¨ Alguém que tenha aprendido adequadamente os sintomas de hemorragia cerebral, da uremia etc.., achará os problemas virados ao contrário quando chegar ao leito do doente. Os diversos tipos de casos parecem-se muito â beira do leito. A questão aí não é, por exemplo. ¨ Dê-me os sintomas da hemorragia cerebral, da uremia, etc.¨… A questão ao leito é: Aqui está um homem numa crise – o que há com ele?… pois ao leito, um médico tem que ser original, tem que pensar por si mesmo. ¨
Outro dia conversava com o Dr. Helder Gross, colega médico de renomado saber e primorosa ética, formado como eu já há algum tempo, sobre a prática médica de hoje e aquela dos tempos das Enfermarias da Santa Casa no Castelo ou do Hospital Pinel na Urca no Rio de Janeiro. E entre uma e outra recordação lembrei-me dos seguintes episódios:
Médico Interno da Enfermaria B do Hospital Pinel fui um dia chamado por um Médico Residente de Psiquiatria para examinar um paciente que veio transferido de outro hospital e diagnosticado como esquizofrênico. O que instara o colega a solicitar ajuda fora o fato do paciente se encontrar há meses na enfermaria sem falar e quando incentivado a fazê-lo não conseguia e expressava um humor irritadiço. No prontuário lia-se: ¨paciente não fala¨, negativismo, mutismo, paciente irritado..,
Recentemente fui chamado às duas horas da madrugada para examinar um paciente na Unidade de Emergência do HGR. Na solicitação estava escrito em letra praticamente ininteligível, somente: ¨paciente não fala¨, ¨chamar o psiquiatra¨.

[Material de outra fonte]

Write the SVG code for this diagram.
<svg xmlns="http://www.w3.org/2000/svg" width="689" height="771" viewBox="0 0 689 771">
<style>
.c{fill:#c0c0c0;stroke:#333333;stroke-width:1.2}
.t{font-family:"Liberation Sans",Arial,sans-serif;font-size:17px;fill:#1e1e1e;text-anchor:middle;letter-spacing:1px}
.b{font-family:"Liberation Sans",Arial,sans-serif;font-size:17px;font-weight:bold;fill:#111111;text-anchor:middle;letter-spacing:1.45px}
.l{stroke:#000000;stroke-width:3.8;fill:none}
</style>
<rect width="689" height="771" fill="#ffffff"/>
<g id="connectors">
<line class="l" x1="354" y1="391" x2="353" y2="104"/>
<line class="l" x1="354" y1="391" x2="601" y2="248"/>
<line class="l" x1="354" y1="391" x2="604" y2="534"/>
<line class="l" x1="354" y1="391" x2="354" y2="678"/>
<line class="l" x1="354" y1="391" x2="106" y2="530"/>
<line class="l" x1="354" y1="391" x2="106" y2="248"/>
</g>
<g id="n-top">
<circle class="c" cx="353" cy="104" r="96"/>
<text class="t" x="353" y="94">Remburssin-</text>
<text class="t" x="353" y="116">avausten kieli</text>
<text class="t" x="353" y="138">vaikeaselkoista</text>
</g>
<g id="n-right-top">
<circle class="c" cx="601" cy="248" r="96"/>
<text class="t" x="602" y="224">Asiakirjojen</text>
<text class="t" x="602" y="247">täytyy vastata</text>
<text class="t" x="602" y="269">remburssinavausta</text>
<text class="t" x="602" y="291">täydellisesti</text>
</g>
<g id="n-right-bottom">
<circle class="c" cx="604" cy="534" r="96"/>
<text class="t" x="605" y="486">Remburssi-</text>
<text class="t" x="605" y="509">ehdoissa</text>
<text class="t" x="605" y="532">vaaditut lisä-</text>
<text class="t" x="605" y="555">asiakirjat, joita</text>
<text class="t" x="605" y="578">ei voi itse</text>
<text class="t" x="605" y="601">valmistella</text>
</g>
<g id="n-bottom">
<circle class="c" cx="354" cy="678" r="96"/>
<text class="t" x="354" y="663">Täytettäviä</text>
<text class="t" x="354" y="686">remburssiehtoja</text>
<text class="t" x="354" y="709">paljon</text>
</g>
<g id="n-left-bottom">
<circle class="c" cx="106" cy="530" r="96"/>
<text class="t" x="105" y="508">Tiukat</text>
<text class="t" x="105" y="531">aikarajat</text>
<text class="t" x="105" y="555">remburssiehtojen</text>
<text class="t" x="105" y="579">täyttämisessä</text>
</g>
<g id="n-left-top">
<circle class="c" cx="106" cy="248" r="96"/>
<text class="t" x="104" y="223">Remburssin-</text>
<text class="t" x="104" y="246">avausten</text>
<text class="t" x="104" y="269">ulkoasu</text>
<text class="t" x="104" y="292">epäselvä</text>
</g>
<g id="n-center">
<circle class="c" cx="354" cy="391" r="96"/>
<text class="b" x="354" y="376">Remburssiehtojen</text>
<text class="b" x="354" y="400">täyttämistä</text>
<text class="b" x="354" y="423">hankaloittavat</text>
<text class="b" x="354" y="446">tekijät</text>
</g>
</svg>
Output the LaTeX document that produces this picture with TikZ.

Lembro-me que em ambos os casos, após a anamnese inicial e exame físico, escrevi um pequeno cartaz que mostrei aos pacientes onde se lia: o que está acontecendo com o senhor? De posse de papel e caneta que lhes ofereci escreveram: não consigo falar.
Desnecessário dizer que não chamei o colega neurologista àquelas horas. Nos dois eventos sem nem mesmo necessitar de um exame neurológico apurado acabei por chegar a uma H.D. de Síndrome de Wernicke provávelmente afetando a 44ª área de Broca.
A clínica qualquer que seja a especialidade médica exige mais do que seguir protocolos ou computar sintomas como nos ensinou o grande pioneiro da neurologia inglesa do século XIX, John Huglings Jackson autor das palavras introdutórias desse artigo e também o nosso inesquecível mestre Deolindo Couto.
De você meu caro doutor (leitor) aguardo resposta a interrogação que titula a matéria.